Friday, November 20, 2015

Villains, but huggy. Or, costumes 2015!

Quite proud of this year's efforts... P just wanted a long black cloak with a hood -- Grim Reaper, Palpatine/other random Sith, or Voldemort. Easily achieved -- harking back to his original Jedi robes from long ago, it's a long selvage-to-selvage rectangle with slashes on the sides for sleeves, which were half the width of the body. I sloped both shoulder and cuff lines slightly. The hood is nice and deep and it has a snap at the throat so he can wear it as a cape too.

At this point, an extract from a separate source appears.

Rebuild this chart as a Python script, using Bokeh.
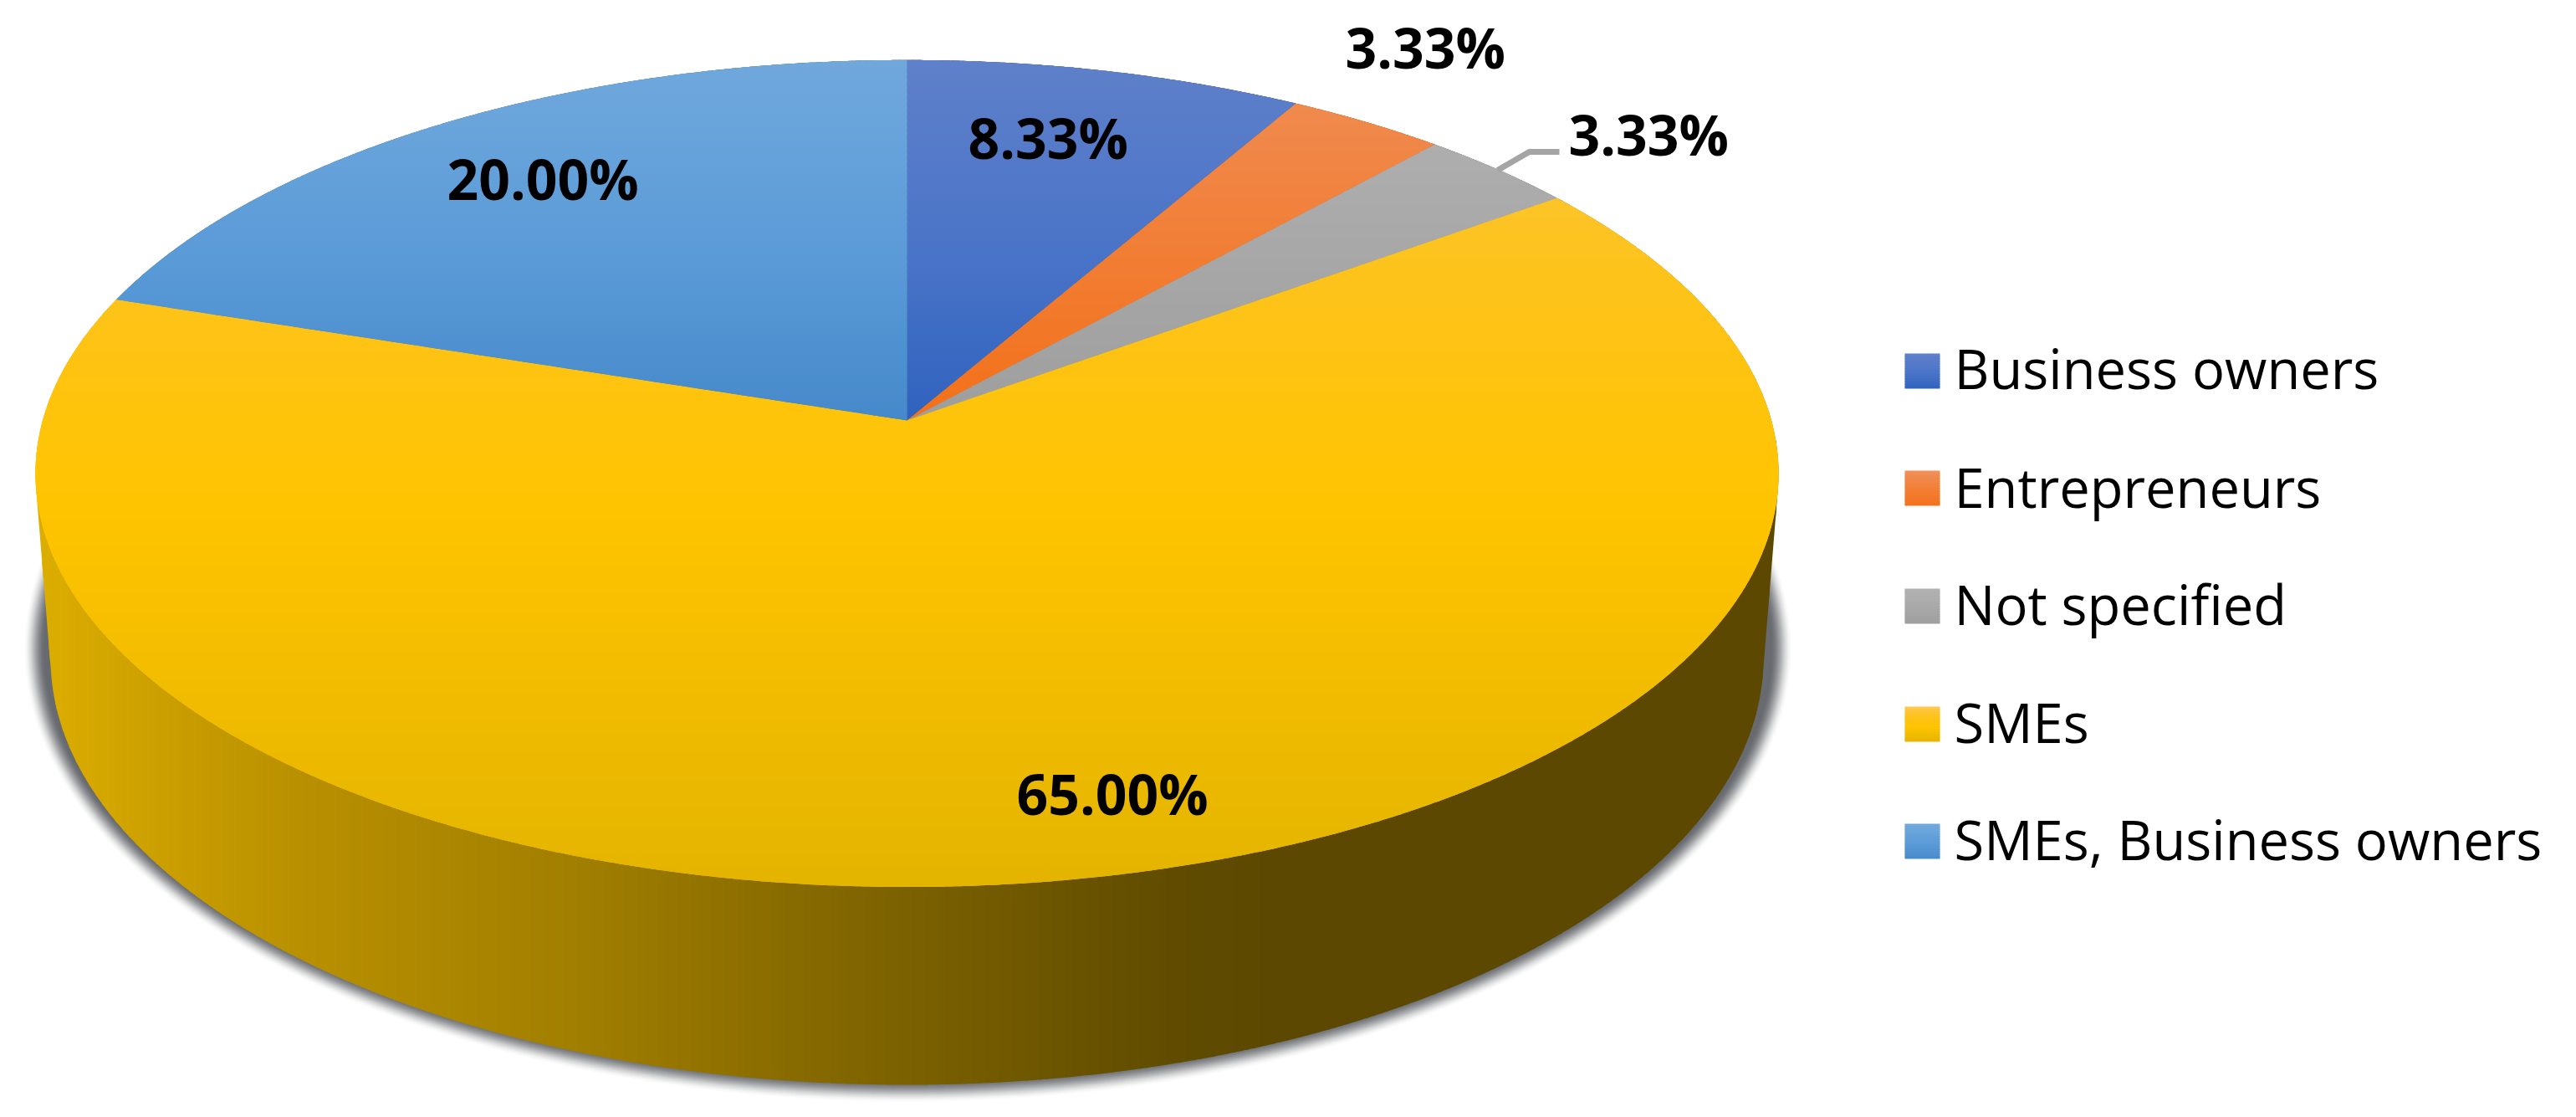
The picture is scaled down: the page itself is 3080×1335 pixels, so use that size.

It's exactly what he wanted, with lots of growing room.

With less than two weeks to go, K changed her mind from Scarlet Overkill (i was excited for that rocket dress!)

to Evie, daughter of Snow White's Evil Queen stepmother, from the Descendants TV movie...
and its animated follow-up, Wicked World.

and of course I agreed because of that very swooshy jacket. Kara Saun, the movie's costume designer/wardrobe mistress, put together the most interesting shapes and textures...

looking at these sketches I thought it was more like a cape, but looking at how it moves in the movie (and probably taking into consideration changes made during production), it's really more like a moto jacket with bell sleeves. So mine is a tribute to, or inspired by, Ms. Saun's distressed leather multi-layered creation.  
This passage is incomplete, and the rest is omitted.